- PROBLEM TO WORK ON -
Collect each line of the entries that holds the string "this".
====
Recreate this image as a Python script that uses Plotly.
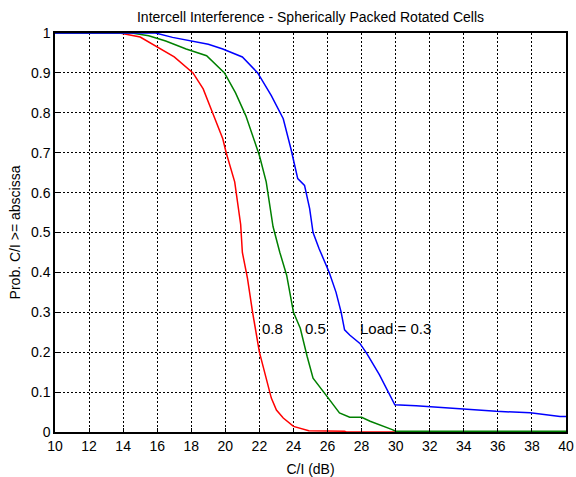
import plotly.graph_objects as go

# C/I (dB) values and probabilities for each load
red_x = [10, 13.8, 15, 15.9, 17, 18.1, 18.7, 19.25, 19.85, 20.05, 20.55, 20.9, 21.0, 21.3, 21.6, 22.0, 22.3, 22.7, 23.0, 23.4, 24.0, 24.9, 27.0, 27.1, 40]
red_y = [1, 1, 0.99, 0.968, 0.94, 0.9, 0.86, 0.80, 0.735, 0.70, 0.627, 0.52, 0.45, 0.385, 0.30, 0.20, 0.15, 0.085, 0.055, 0.035, 0.014, 0.003, 0.002, 0, 0]

green_x = [10, 14.5, 15.5, 16.5, 17.7, 18.9, 19.95, 20.6, 21.2, 21.6, 22.0, 22.4, 22.8, 23.2, 23.6, 24.0, 24.4, 24.8, 25.15, 25.9, 26.7, 27.3, 28.0, 28.5, 29.1, 29.8, 30.0, 40]
green_y = [1, 1, 0.993, 0.98, 0.96, 0.943, 0.90, 0.85, 0.793, 0.743, 0.693, 0.627, 0.515, 0.45, 0.393, 0.30, 0.26, 0.19, 0.135, 0.093, 0.048, 0.037, 0.037, 0.027, 0.018, 0.006, 0.002, 0.002]

blue_x = [10, 15.9, 16.9, 18.1, 19.0, 19.85, 21.0, 21.9, 22.7, 23.4, 23.85, 24.25, 24.65, 24.95, 25.15, 25.5, 26.1, 26.5, 26.8, 27.0, 27.3, 27.9, 28.3, 29.05, 29.65, 29.95, 31.2, 32.8, 33.8, 35.9, 37.9, 38.9, 39.65, 40]
blue_y = [1, 1, 0.989, 0.98, 0.972, 0.96, 0.94, 0.90, 0.843, 0.785, 0.71, 0.635, 0.618, 0.56, 0.50, 0.46, 0.40, 0.35, 0.30, 0.256, 0.243, 0.222, 0.197, 0.143, 0.093, 0.068, 0.066, 0.061, 0.057, 0.052, 0.048, 0.042, 0.039, 0.039]

x_ticks = list(range(10, 41, 2))
y_ticks = [0, 0.1, 0.2, 0.3, 0.4, 0.5, 0.6, 0.7, 0.8, 0.9, 1]
y_tick_labels = ["0", "0.1", "0.2", "0.3", "0.4", "0.5", "0.6", "0.7", "0.8", "0.9", "1"]

labels = ["0.8", "0.5", "Load = 0.3"]
label_x = [22.05, 24.55, 27.78]
label_y = [0.259, 0.259, 0.259]

FONT = "Liberation Sans, Arial, sans-serif"

fig = go.Figure()
for xs, ys, col in [(red_x, red_y, "#ff0000"), (green_x, green_y, "#008000"), (blue_x, blue_y, "#0000ff")]:
    fig.add_trace(go.Scatter(x=xs, y=ys, mode="lines", line=dict(color=col, width=1.5), showlegend=False))

for t, xx, yy in zip(labels, label_x, label_y):
    fig.add_annotation(x=xx, y=yy, text=t, showarrow=False, xanchor="left", yanchor="middle",
                       font=dict(family=FONT, size=15, color="black"))

axis_common = dict(showline=True, linecolor="black", linewidth=1.5, mirror=True,
                   showgrid=True, gridcolor="black", griddash="2px,2px", gridwidth=1,
                   ticks="inside", ticklen=4, tickcolor="black", zeroline=False, automargin=False,
                   tickfont=dict(family=FONT, size=14, color="black"))

fig.update_xaxes(range=[10, 40], tickvals=x_ticks,
                 title=dict(text="C/I (dB)", font=dict(family=FONT, size=14, color="black"), standoff=13), **axis_common)
fig.update_yaxes(range=[0, 1], tickvals=y_ticks, ticktext=y_tick_labels,
                 title=dict(text="Prob. C/I >= abscissa", font=dict(family=FONT, size=14, color="black"), standoff=7), **axis_common)

W, H = 576, 477
fig.update_layout(
    width=W, height=H,
    margin=dict(l=55, r=10, t=33, b=45, autoexpand=False),
    paper_bgcolor="white", plot_bgcolor="white",
    title=dict(text="Intercell Interference - Spherically Packed Rotated Cells", x=(55 + W - 10) / 2 / W, xanchor="center",
               y=1 - 17 / H, yanchor="middle", font=dict(family=FONT, size=14, color="black")),
)

# remove the default page margin so the figure sits at the window's top-left corner
fig.write_html("out.html", config={"displayModeBar": False},
               post_script="document.body.style.margin='0';document.body.style.overflow='hidden';")
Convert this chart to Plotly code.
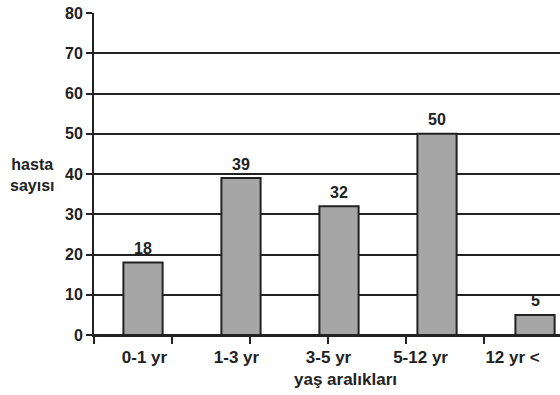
import plotly.graph_objects as go

# Patient counts by age group
age_groups = ["0-1 yr", "1-3 yr", "3-5 yr", "5-12 yr", "12 yr <"]
patients = [18, 39, 32, 50, 5]
y_ticks = [0, 10, 20, 30, 40, 50, 60, 70, 80]

FONT = "Liberation Sans, Arial, sans-serif"
INK = "#222222"

positions = list(range(len(age_groups)))
# category labels and separator tick marks use their own spacing along the axis
label_step = 0.939
label_pos = [0.015 + k * label_step for k in positions]
tick_step = 0.796
boundary_ticks = [-0.5 + k * tick_step for k in range(6)]

fig = go.Figure()
fig.add_trace(go.Bar(
    x=positions,
    y=patients,
    width=0.40,
    marker=dict(color="#a6a6a6", line=dict(color=INK, width=2)),
    hoverinfo="skip",
))

value_labels = [
    dict(text=f"<b>{v}</b>", x=p, y=v, xref="x", yref="y",
         xanchor="center", yanchor="middle", yshift=14, showarrow=False,
         font=dict(family=FONT, size=16, color=INK))
    for p, v in zip(positions, patients)
]

fig.update_layout(
    width=560,
    height=395,
    margin=dict(l=94, r=0, t=13, b=60),
    paper_bgcolor="white",
    plot_bgcolor="white",
    showlegend=False,
    font=dict(family=FONT, color=INK),
    xaxis=dict(
        range=[-0.5, 4.255],
        tickvals=label_pos,
        ticktext=[f"<b>{g}</b>" for g in age_groups],
        ticks="",
        ticklabelstandoff=6,
        tickfont=dict(family=FONT, size=17, color=INK),
        showgrid=False,
        zeroline=False,
        showline=True,
        linecolor=INK,
        linewidth=2,
        minor=dict(tickvals=boundary_ticks, ticks="outside", ticklen=7,
                   tickwidth=2, tickcolor=INK, showgrid=False),
    ),
    yaxis=dict(
        range=[0, 80],
        tickvals=y_ticks,
        ticktext=[f"<b>{t}</b>" for t in y_ticks],
        ticks="outside",
        ticklen=6,
        tickwidth=2,
        tickcolor=INK,
        tickfont=dict(family=FONT, size=16, color=INK),
        showgrid=True,
        gridcolor=INK,
        gridwidth=2,
        zeroline=True,
        zerolinecolor=INK,
        zerolinewidth=2,
        showline=True,
        linecolor=INK,
        linewidth=2,
    ),
    annotations=value_labels + [
        dict(text="<b>hasta<br>sayısı</b>", xref="paper", yref="paper",
             x=-0.134, y=0.498, xanchor="center", yanchor="middle",
             showarrow=False, font=dict(family=FONT, size=16, color=INK)),
        dict(text="<b>yaş aralıkları</b>", xref="paper", yref="paper",
             x=0.54, y=-0.138, xanchor="center", yanchor="middle",
             showarrow=False, font=dict(family=FONT, size=17, color=INK)),
    ],
)

fig.write_html("out.html")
====
- OUTPUT BELOW -
Recreate this image as a Python script that uses Plotly.
Convert this chart to Plotly code.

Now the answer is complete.